An Interpretation of Economics for the Left
So again, Hayek had a fine intuition: prices and information have some relationship. But he didn’t have the conceptual or mathematical tools of information theory to understand the mechanisms of that relationship — tools that emerged with Shannon’s key paper in 1948, and that continue to be elaborated to this day to produce algorithms like generative adversarial networks.

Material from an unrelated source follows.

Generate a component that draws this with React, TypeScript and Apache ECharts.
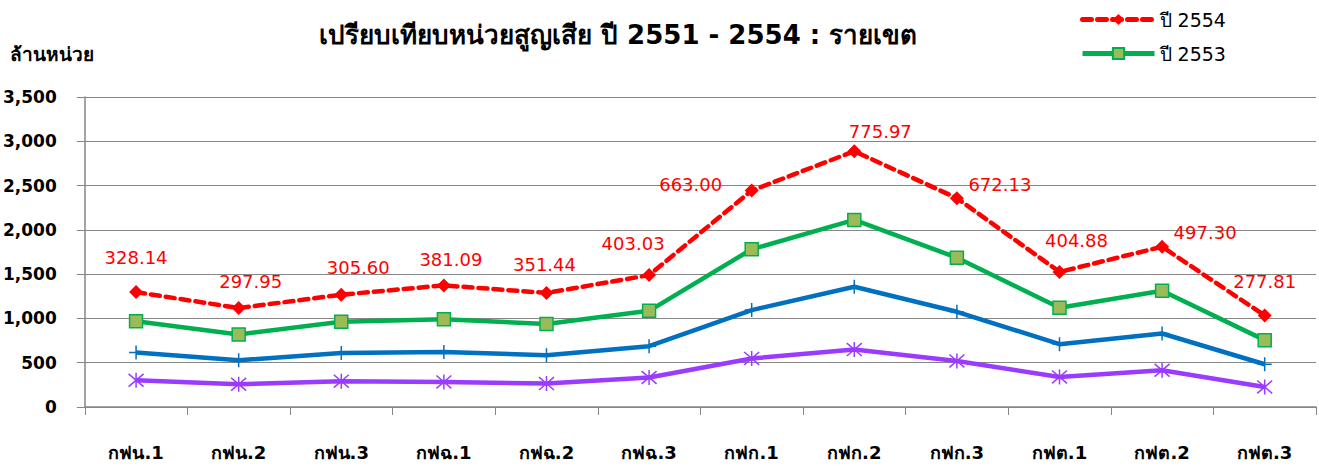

The understanding of prices and supply and demand provided by information theory and machine learning algorithms is better equipped to explain markets than arguments reducing complex distributions of possibilities to a single dimension, and hence, necessarily, requiring assumptions like rational agents and perfect foresight. Ideas that were posited as articles of faith or created through incomplete arguments by Hayek are not even close to the whole story, and leave you with no knowledge of the ways the price mechanism, marginalism, or supply and demand can go wrong. Those arguments assume and (hence) conclude market optimality. Leaving out the failure modes effectively declares many social concerns of the left moot by fiat. The potential and actual failures of markets are a major concern of the left, and are frequently part of discussions of inequality and social justice.
The left doesn’t need to follow Chris Hayes’ advice and engage with Hayek, Friedman, and neoclassical economics. The left instead needs to engage with a real world vision of economics that recognizes the limited scope of ideal markets and begins with imperfection as the more useful default scenario. Understanding economics in terms of information flow is one way of doing that.